While helpful, public sector net debt does not provide a complete picture of the UK’s long-term fiscal sustainability. Figure 7 shows two other important metrics: the cost of government debt financing, and an estimate of the underlying annual increase in borrowing due to economic scarring from the crisis. Counter-intuitively, the latest forecast for government spending on debt interest is between £10 billion and £15 billion below the equivalent forecast from March. This is driven mainly by a fall in interest rates on the Government’s debt. Under this metric, then, the Government’s fiscal position has actually improved since March as debt interest payments have fallen. However, if interest rates were to rise in future these costs could increase materially.

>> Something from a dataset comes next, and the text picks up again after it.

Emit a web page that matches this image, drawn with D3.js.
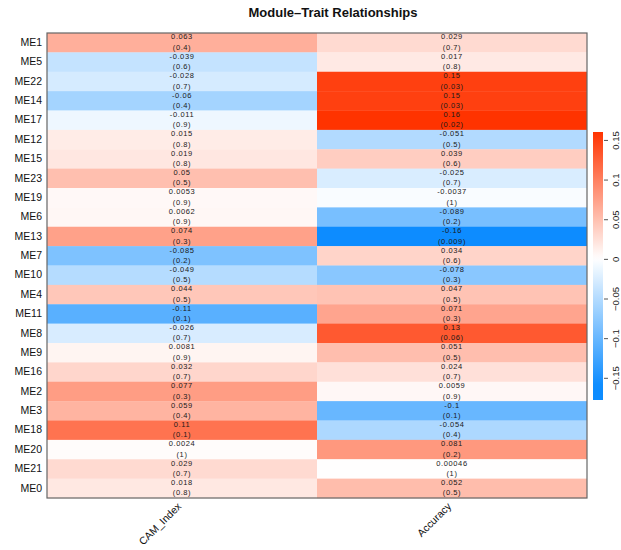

Under the OBR’s central and downside scenarios, there is assumed to be a long-run reduction in UK economic activity as a result of the scarring effects of the crisis. This results in a persistent increase in annual borrowing based on current spending and taxation plans. The right-hand panel of Figure 7 shows the estimate of the impact of lower economic activity in 2024-25 on public sector net borrowing. This shows that the primary driver of increased borrowing is lower revenue in labour, consumption and corporate taxes.

Figure 7:  Debt interest is expected to fall this year but scarring effects will push up annual borrowing in the long-term

Looking further ahead, tax rises will be needed to put the public finances back on a sustainable path

The higher structural deficit will tend to increase borrowing in the longer-term, pushing up on government debt, and will require lower spending or higher taxes (than pre-crisis) to ensure fiscal sustainability. Looking to medium, and longer-term fiscal sustainability risks, the FSR comes to similar conclusions as set out in recent work that debt interest costs remain low and financing constraints appear manageable. However, the OBR also estimates that a fiscal tightening of around 3 per cent of GDP (or £64 billion) decade-on-decade to reach a more ‘sustainable’ debt stock of 75 per cent of GDP by 2069-70. This reflects the lasting economic damage from the pandemic, coupled with demographic trends that place even more pressure on the public finances.

All this emphasises the need for a credible fiscal framework that returns the public finances to sustainability.

Given that the Prime Minister has ruled out of a return to spending cuts as a way of returning the public finances to sustainability, this will mean tax rises. The Chancellor will face a huge political challenge of delivering the rises likely to be required to put the country’s public finances on a solid long-term footing.

The welcome update to the OBR’s assessment of the economic impact of coronavirus illustrates the extent of the gamble that the Government is taking with unemployment

In conclusion, while much depends on the progress in fighting the virus and in finding a long-term solution, the fact that even in the central scenario unemployment returns to levels not seen since the 1980s illustrates the importance of policy measures to reduce that rise in unemployment. While the large-scale, targeted measures needed to achieve that would be expensive, the analysis from the OBR illustrates that the Government can afford to take them, as long as the costs of servicing those debts remains low. As today’s Report emphasises, the key to that will be having a credible plan to ensure the public finances return to a sustainable position.